Dheemanth aeab82ff30
CUDA 13.2 samples update (#432)
- Added Python samples for CUDA Python 1.0 release
- Renamed top-level `Samples` directory to `cpp` to accommodate Python samples.
2026-05-13 17:13:18 -05:00

5.4 KiB

Sample: Launch Configuration Tuning (Python)

Description

Benchmark different CUDA kernel launch configurations to find the optimal block-size setting using cuda.core APIs.
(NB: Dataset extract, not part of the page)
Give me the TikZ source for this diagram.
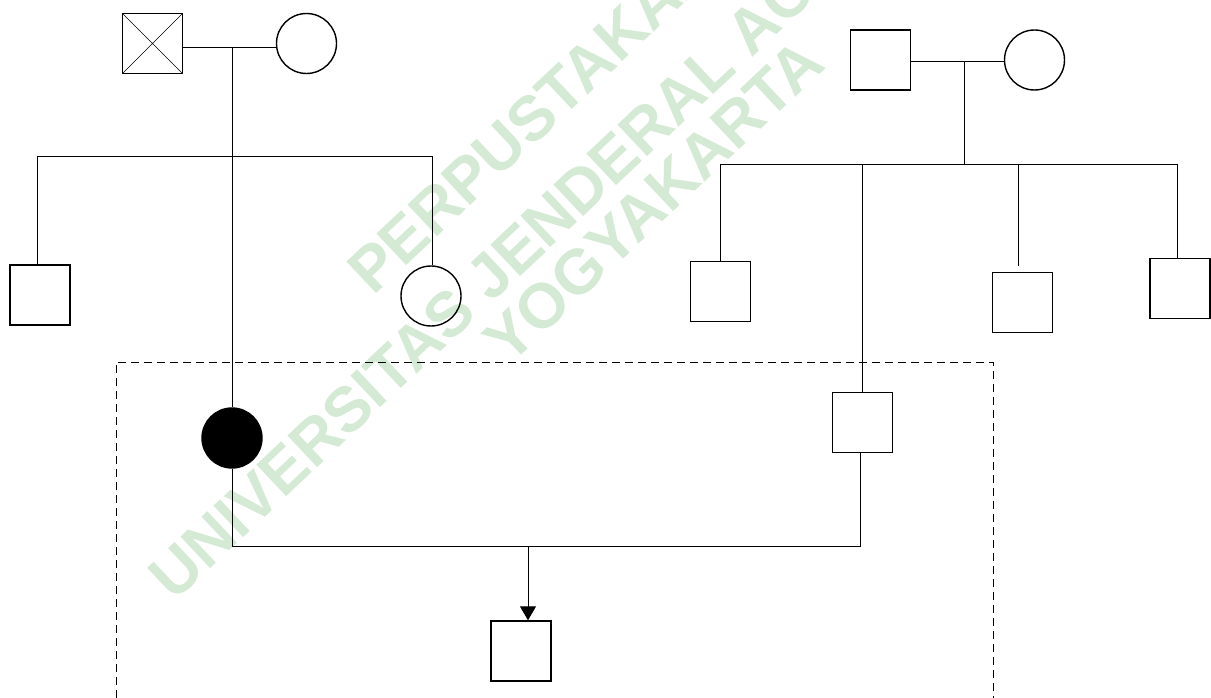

This sample demonstrates performance tuning by measuring execution time across various thread block sizes.

What You'll Learn

  • Compiling CUDA kernels at runtime with cuda.core.Program
  • Launching kernels with different LaunchConfig settings
  • Benchmarking kernel performance with precise timing
  • Understanding how thread block size affects performance
  • Tuning for memory-bound vs compute-bound kernels

Key Concepts

Launch Configuration with cuda.core

# Configure kernel launch with specific thread block size
config = LaunchConfig(
    grid=(grid_size,),
    block=(block_size,),
    shmem_size=shared_memory_bytes
)

# Launch kernel
launch(stream, config, kernel, *args)
stream.sync()

Thread Block Sizing

Thread block size significantly impacts performance due to:

Factor Impact
Occupancy More active warps can hide memory latency
Registers More threads/block = fewer registers/thread
Shared Memory Divided among blocks on each SM
Warp Efficiency Block size should be multiple of 32

Benchmarking Approach

# Use CUDA events for accurate GPU timing (not CPU wall-clock)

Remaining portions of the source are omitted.